How does the EU deepen or solve the existing crises? Is there really any coherent pattern of values among the population across the 28 European member states of the EU?

Europe needs to answer the questions it hasn’t answered yet if it wants to survive. And when I say Europe, I do not mean just Brussels or Institutions. I mean the Member States and their populations, and this is a very clear and important distinction for future success. If the chasm between the official policies in Brussels and the populations of the Member States prevails, as it has in many topics, Europe will lose.

I would divide the three main pillars upon which the future of Europe depends as follows:

  • What is the socioeconomic direction of the EU? What is its stance on the euro, the internal market and the welfare state? The EU is not what it started to be. The founding fathers’ vision was to unite Europe through voluntary trade, creating economic ties and interdependencies. It was about the four freedoms and abolishing borders. It was not about more bureaucracy in the name of integration, it was not about abolishing the nation state, it was not about over-centralization and over-regulation, and it was not about Funds or a supranational Keynesian economic model. Was it perhaps that turn in direction which contributed to the creation of a number of failed economic policies and is currently a source of rivalry and conflict between member states? Because one won’t find much enthusiasm for Europe in countries that have experienced what they considered to be failed EU economic policies and where people are unemployed.
  • What is Europe’s position on internal security, migration, refugees and diversity? What is Europe’s relation with the position of migrants in European societies? It is the same as it was 20 years ago when the character of migration was different? What is Europe’s relation with religious radicalization? When approaches to religion change, these have to be taken into consideration in policy formulation. We need to take people’s concerns seriously, especially those involving questions of internal and external security. Europe’s failure to respond to this question has resulted in raising borders in Europe for the first time since the Treaty of Rome, threatening the very existence of the European Project. Not in my words, but in the words of all three Heads of the three main European Institutions.
  • What are the geopolitical relations with Turkey, Russia and Syria? Does the EU have an external dimension whatsoever, even after creating special institutions for external policy? Unfortunately, it has not yet defined its relations with Russia and Turkey, while it is absent as a big player in the Syrian Crisis – a crisis which threatens the EU directly through the refugee crisis.

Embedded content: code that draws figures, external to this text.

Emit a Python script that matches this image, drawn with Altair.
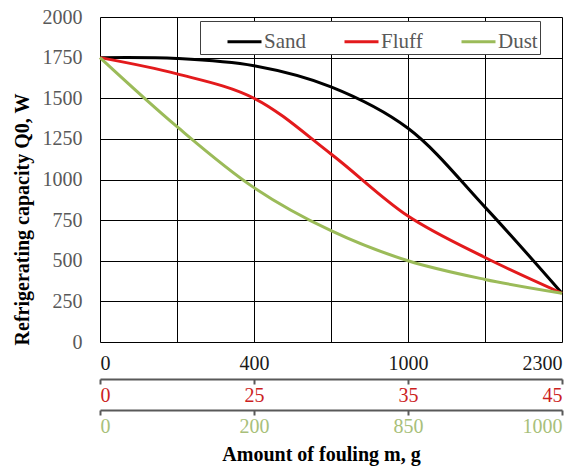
import altair as alt
import pandas as pd

# ---- data ----
x_index = [0, 1, 2, 3, 4, 5, 6]
sand = [1750, 1745, 1700, 1570, 1315, 830, 300]
fluff = [1750, 1650, 1500, 1157, 775, 520, 300]
dust = [1750, 1325, 950, 685, 500, 385, 300]
series_names = ["Sand", "Fluff", "Dust"]
series_colors = ["#000000", "#e31a1c", "#9bbb59"]

sand_ticks = ["0", "", "400", "", "1000", "", "2300"]
fluff_ticks = ["0", "", "25", "", "35", "", "45"]
dust_ticks = ["0", "", "200", "", "850", "", "1000"]
y_ticks = [0, 250, 500, 750, 1000, 1250, 1500, 1750, 2000]

rows = []
for name, vals in zip(series_names, [sand, fluff, dust]):
    for i, v in zip(x_index, vals):
        rows.append({"i": i, "series": name, "value": v})
df = pd.DataFrame(rows)

FONT = "Liberation Serif"


def label_expr(labels):
    return "[" + ",".join("'" + s + "'" for s in labels) + "][datum.value]"


y_scale = alt.Scale(domain=[0, 2000], nice=False)
y_axis = alt.Axis(
    values=y_ticks,
    format="d",
    grid=True,
    gridColor="#000000",
    gridWidth=1,
    domain=False,
    ticks=False,
    labelPadding=18,
    labelFont=FONT,
    labelFontSize=20,
    labelColor="#595959",
    title="Refrigerating capacity Q0, W",
    titleFont=FONT,
    titleFontSize=20,
    titleFontWeight="bold",
    titleColor="#000000",
    titlePadding=10,
    titleY=202,
)

lines = alt.Chart(df).mark_line(interpolate="catmull-rom", strokeWidth=3).encode(
    x=alt.X(
        "i:Q",
        scale=alt.Scale(domain=[0, 6], nice=False),
        axis=alt.Axis(
            orient="bottom",
            values=x_index,
            labelExpr=label_expr(sand_ticks),
            grid=True,
            gridColor="#000000",
            gridWidth=1,
            domain=False,
            ticks=False,
            labelPadding=11,
            labelFont=FONT,
            labelFontSize=20,
            labelColor="#1a1a1a",
            title=None,
        ),
    ),
    y=alt.Y("value:Q", scale=y_scale, axis=y_axis),
    color=alt.Color(
        "series:N",
        scale=alt.Scale(domain=series_names, range=series_colors),
        sort=series_names,
        legend=alt.Legend(
            title=None,
            orient="none",
            legendX=100,
            legendY=4,
            direction="horizontal",
            symbolType="stroke",
            symbolSize=1156,
            symbolStrokeWidth=3,
            symbolOffset=24,
            labelFont=FONT,
            labelFontSize=21,
            labelColor="#595959",
            labelOffset=1,
            columnPadding=13,
            padding=2,
            strokeColor="#404040",
            fillColor="#ffffff",
        ),
    ),
)


def extra_axis(labels, color, offset, title=None):
    ax = dict(
        orient="bottom",
        offset=offset,
        values=[0, 2, 4, 6],
        labelExpr=label_expr(labels),
        grid=False,
        domain=True,
        domainColor="#595959",
        domainWidth=2,
        ticks=True,
        tickColor="#595959",
        tickWidth=2,
        tickSize=5,
        labelPadding=1,
        labelFont=FONT,
        labelFontSize=20,
        labelColor=color,
    )
    if title is not None:
        ax.update(
            title=title,
            titleFont=FONT,
            titleFontSize=20,
            titleFontWeight="bold",
            titleColor="#000000",
            titlePadding=8,
            titleX=221,
        )
    else:
        ax.update(title=None)
    return (
        alt.Chart(df)
        .mark_point(opacity=0)
        .encode(
            x=alt.X("i:Q", scale=alt.Scale(domain=[0, 6], nice=False), axis=alt.Axis(**ax)),
            y=alt.Y("value:Q", scale=y_scale, axis=None),
        )
    )


fluff_axis = extra_axis(fluff_ticks, "#cc1f1f", 37)
dust_axis = extra_axis(dust_ticks, "#a8bf7a", 68, title="Amount of fouling m, g")

chart = (
    alt.layer(lines, fluff_axis, dust_axis)
    .resolve_scale(x="independent")
    .resolve_axis(x="independent", y="independent")
    .properties(
        width=462,
        height=325,
        autosize=alt.AutoSizeParams(type="none"),
        padding={"left": 100, "top": 17, "right": 13, "bottom": 126},
    )
    .configure_view(stroke="#000000", strokeWidth=2)
    .configure_axis(labelFont=FONT, titleFont=FONT)
    .configure_legend(labelFont=FONT)
    .configure(background="#ffffff")
)

chart.save("out.html", embed_options={"renderer": "svg", "actions": False})
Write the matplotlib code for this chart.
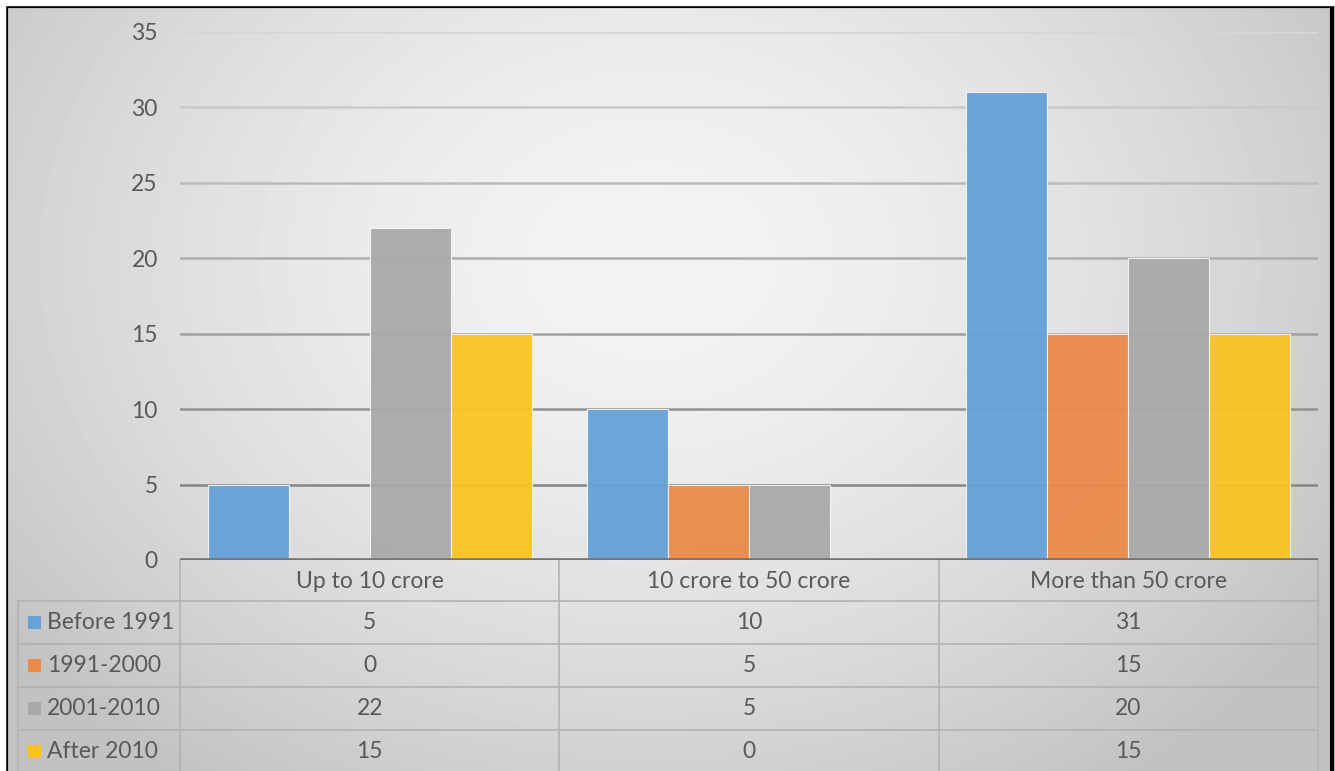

If the EU is to survive, it has to offer answers to the “taboo” questions that threaten its very existence. In the absence of Europe repositioning itself on those topics, extremists of various ilks challenge the mainstream political elite by providing their own answers and put in jeopardy the European Project itself.

We all have our own views on what these answers can be. But we have to address them, if the European Project is to survive. If we do, we will give Europe prospects for a shared future once again. And a shared future of peace and prosperity can not be possible with those who see the retreat to the nation state as the solution to absolutely everything. It is against those populists that we have to redefine and defend our common basis of values.

We, here in Cyprus, owe a lot to Europe, as of course do most of the European countries. We owe our security to being a part of the big European family. We owe our prosperity to open borders and trade. And neither our security or prosperity can be guaranteed if we live in a Europe and a world of isolation, protectionism and populism.